The film is about Emerik Blum, Sarajevo native and founder of ENERGOINVEST, one of Yugoslavia’s most successful engineering companies. Like the top Letterboxd review of the film states, “Emerik Blum was that bitch”. He focused on the personal development and professional growth of the employees, working in a very egalitarian manner. The company itself thrived on the global stage, acting as a capitalist enterprise outside of Yugoslavia, competing for and winning, huge engineering contracts the world over. It’s what they called “pink" communism, and looking back on it now, it seems ideal. Blum didn’t pay himself an exorbitant salary and the company had a delightful jingle. The closest thing we have to Blum today is the Costco founder Jim Sinegal fixing the price of their hotdogs at $1.50.
On our last night in town we visited the Sarajevo Brewery, which I recently learned contains a well that was an important water supply for residents during the siege.

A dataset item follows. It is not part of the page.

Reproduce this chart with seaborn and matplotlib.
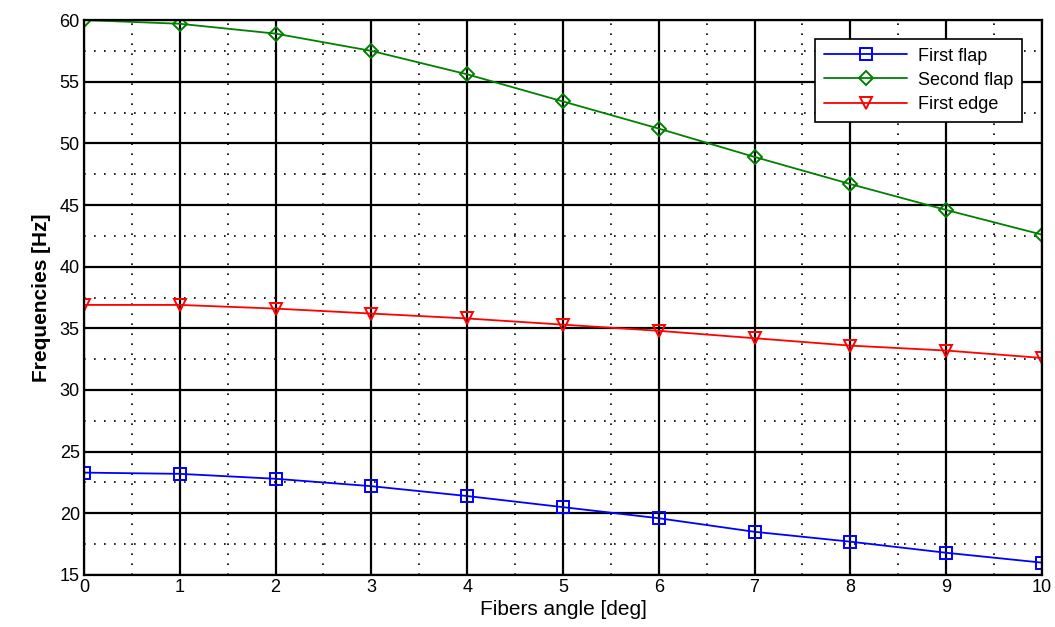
import numpy as np
import pandas as pd
import matplotlib
matplotlib.use("Agg")
import matplotlib.pyplot as plt
import seaborn as sns
from matplotlib.ticker import MultipleLocator
from matplotlib import font_manager

angles = [0, 1, 2, 3, 4, 5, 6, 7, 8, 9, 10]
first_flap = [23.3, 23.2, 22.8, 22.2, 21.4, 20.5, 19.6, 18.5, 17.7, 16.8, 16.0]
second_flap = [60.0, 59.7, 58.9, 57.5, 55.6, 53.4, 51.2, 48.9, 46.7, 44.6, 42.6]
first_edge = [36.9, 36.9, 36.6, 36.2, 35.8, 35.3, 34.8, 34.2, 33.6, 33.2, 32.6]
series_names = ["First flap", "Second flap", "First edge"]
series_colors = ["#0000ff", "#008000", "#ff0000"]
series_markers = ["s", "D", "v"]

sns.set_style("white")
installed = {f.name for f in font_manager.fontManager.ttflist}
fam = "Liberation Sans Narrow" if "Liberation Sans Narrow" in installed else "Liberation Sans"
plt.rcParams['font.family'] = [fam, 'DejaVu Sans']
plt.rcParams['text.color'] = 'black'
plt.rcParams['axes.labelcolor'] = 'black'
plt.rcParams['xtick.color'] = 'black'
plt.rcParams['ytick.color'] = 'black'

df = pd.DataFrame({
    "angle": angles * 3,
    "freq": first_flap + second_flap + first_edge,
    "series": sum([[n] * len(angles) for n in series_names], []),
})

fig = plt.figure(figsize=(10.55, 6.27), dpi=100)
ax = fig.add_axes([0.0796, 0.083, 0.908, 0.885])

for name, col, mk in zip(series_names, series_colors, series_markers):
    sub = df[df["series"] == name]
    ms = 9 if mk == "s" else (7 if mk == "D" else 8)
    sns.lineplot(data=sub, x="angle", y="freq", ax=ax, color=col, marker=mk,
                 markersize=ms, markerfacecolor="none", markeredgecolor=col,
                 markeredgewidth=1.4, linewidth=1.3, label=name)

ax.set_xlim(0, 10)
ax.set_ylim(15, 60)
ax.xaxis.set_major_locator(MultipleLocator(1))
ax.yaxis.set_major_locator(MultipleLocator(5))
ax.xaxis.set_minor_locator(MultipleLocator(0.5))
ax.yaxis.set_minor_locator(MultipleLocator(2.5))
ax.grid(which="major", color="black", linewidth=1.6, linestyle="-")
ax.grid(which="minor", color="black", linewidth=1.2, linestyle=(0, (1, 5)))
ax.set_axisbelow(True)
for s in ax.spines.values():
    s.set_color("black")
    s.set_linewidth(1.6)
ax.tick_params(axis="both", which="major", labelsize=13, length=0, pad=3)
ax.tick_params(axis="both", which="minor", length=0)

ax.set_xlabel("Fibers angle [deg]", fontsize=15, labelpad=3)
ax.set_ylabel("Frequencies [Hz]", fontsize=15, fontweight="bold", labelpad=6)

leg = ax.legend(loc="upper right", bbox_to_anchor=(0.989, 0.983), fontsize=13,
                frameon=True, fancybox=False, edgecolor="black", framealpha=1,
                handlelength=4.6, borderpad=0.5, labelspacing=0.4, handletextpad=0.6)
leg.get_frame().set_linewidth(1.2)

fig.savefig("out.png", dpi=100)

You can, and should, read Drinking in Strange Places piece on the brewery and her trip to Sarajevo here. I’ll just say that the bar is in a beautiful room and the beer is refreshing.
Leaving Sarajevo is day-long affair. There is a 10 hour bus back to Ljubljana and crossing the EU border is slow. That’s OK. The city is worth it. The heritage, tangible and otherwise, recognized or not, is inherent; both haunting and hopeful in the same breath. There’s a public fountain in Baščaršija that is supposed to call you back to Sarajevo if you drink from it. We drank to the future, like the city does everyday. Yes, there is history here, there is also a tentative legacy being built, what UNESCO calls an “irreplaceable source of life and inspiration.”
Before we leave, we already decide on returning. The Sarajevo Film Festival is in August. How could we miss that?
Thank you for this, and great writing; this is the first of yours I've read and loved it. I appreciate the dive into its history; I remember when the war started there and was glued to my TV each night for information on it. It was remarkable to me that such a thing could happen in modern Europe. Hindsight shows that it was practically inevitable, but I was more naive back then. I would love to travel there some day.